India's 3G price cuts will fuel growth

OvumThe Indian mobile market has recently experienced a series of 3G tariff cuts.
 
India's 3G adoption has been underwhelming so far, with optimistic estimates stating that there are currently 39 million 3G subscribers. However, we believe that the actual number of active 3G subscribers is approximately 25 million.
 
The latest round of price competition has been sparked by Airtel’s decision to cut its 3G tariffs by up to 70%. Airtel was not the first operator to reduce its tariffs, with BSNL and Aircel previously reducing their prices. However, the scale of Airtel’s tariff cut has forced other operators to react, and Vodafone, Idea and Reliance Communications (RCom) have all made similar 3G price reductions.
 
Ovum believes that the price cuts will have a positive impact on the affordability and adoption of 3G services in India.
 
While they will also have a net positive effect on the top-line revenue growth of 3G operators in the short to medium term, their impact on margins will take time to determine. However, as 3G adoption increases, operators may face challenges from their limited spectrum holdings.
 
If additional 3G spectrum is not made available, there is a risk that the 3G network could encounter the same quality issues that have negatively affected 2G services in India.
 
 
3G suffers on perceptions of limited value
 
A year and a half after the launch of services, 3G adoption in India continues to be underwhelming. It is clear that subscribers have not been attracted by the 3G value proposition. A lot of this has to do with operators’ premium pricing of 3G services.
 
In our November 2010 report 3G in India: Operator Launch Strategies, we predicted that Indian operators would adopt a voice-centric strategy for 3G services and price data at a premium. This was due to the significant capacity constraints on 2G networks, and the need to “ration” the use of 3G.
 
Up until now, most operators have priced 3G with the “10 paisa per 10kb” tariff, which worked out to approximately 17 Rupees (€24 cents) per MB. When one considers that monthly ARPU is approximately 150 Rupees, it isn’t difficult to understand why 3G adoption has been slow. In an attempt to increase adoption, operators offered data packages and bundles, but the damage had already been done.
 
The slow adoption of 3G has been further exacerbated by poor user experience due to the lack of true nationwide coverage from any single operator, and the patchy coverage even within licensed circles.
 
New 3G plans include prepaid and “snacking” options
 
While Airtel was not the first operator to cut its 3G tariffs, it was the first to cut them on such a significant scale. Airtel’s new plans have reduced its postpaid tariffs by up to 40%, and its prepaid plans by up to 70%.
 
Under its new tariff structure, a 2GB plan that previously cost 650 Rupees per month now costs 450 Rupees. However, the new 3G tariffs are still more than double those of a similar EDGE service, which is available for approximately 200 Rupees per month.

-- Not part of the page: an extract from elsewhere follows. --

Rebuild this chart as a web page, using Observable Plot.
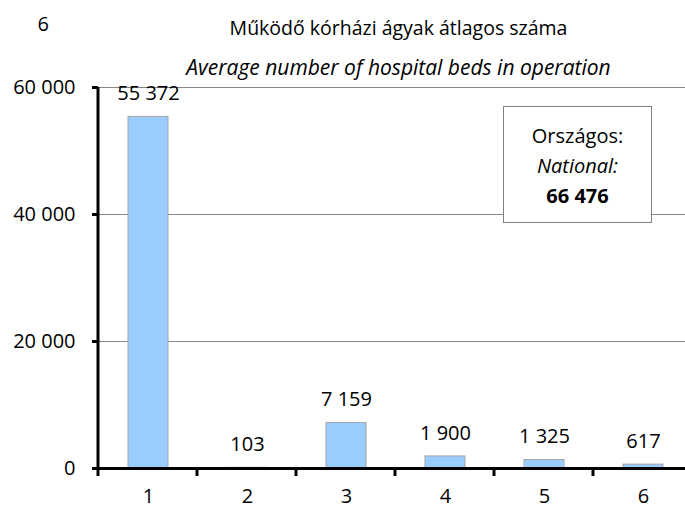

Ovum does not believe that these tariff cuts will be as damaging as the price wars that previously occurred in India as competitive intensity in the market has eased in recent years.
 
 
Airtel has also introduced “snacking” and postpaid add-on options as part of its revised 3G proposition. The operator now offers entry-level prepaid 3G data offers starting from 10 Rupees for 30 minutes of usage. These options extend to a 10GB data bundle for 1,500 Rupees that is valid for 30 days.
 
As well as its “snacking” options, Airtel offers “Smartbytes” add-on bundles that complement its existing monthly postpaid plans. Airtel’s Smartbytes options range from 80Rupees to 300 Rupees, and must be used up with existing monthly allowances. These types of options were necessary additions to make 3G more affordable for the average user, and to add flexibility for postpaid users that do not want to exceed their monthly allowances.
 
Airtel will be best positioned after this round of price cuts
 
Different operators have various motivations for making price cuts. Airtel’s decision to reduce its 3G tariffs has more to do with the launch of LTE and the positioning of its services than with the competition in the market. Airtel is positioning LTE as a premium service, and has indicated that it will look to migrate all of its high-end subscribers to the new technology.
 
This strategy has made rebalancing its 3G proposition a necessity. We believe that this will leave Airtel in the best position to provide a comprehensive offering across all pricing tiers and service levels. If its LTE strategy is successful, it will have a positive cascading effect that will rebalance traffic flows across all of its networks and boost its margins.
 
Airtel’s aggressive tariff reductions have forced Vodafone, Idea, and RCom to follow suit or risk losing their premium subscribers to Airtel. While BSNL and Aircel tested the waters with their limited cuts, they have also had to respond to Airtel’s move with significant reductions. The reduced 3G tariffs are far better suited to enticing users to upgrade to 3G, and we believe that Airtel’s move and the competitive responses that are sure to come will have a positive impact on 3G adoption in India over the next six months.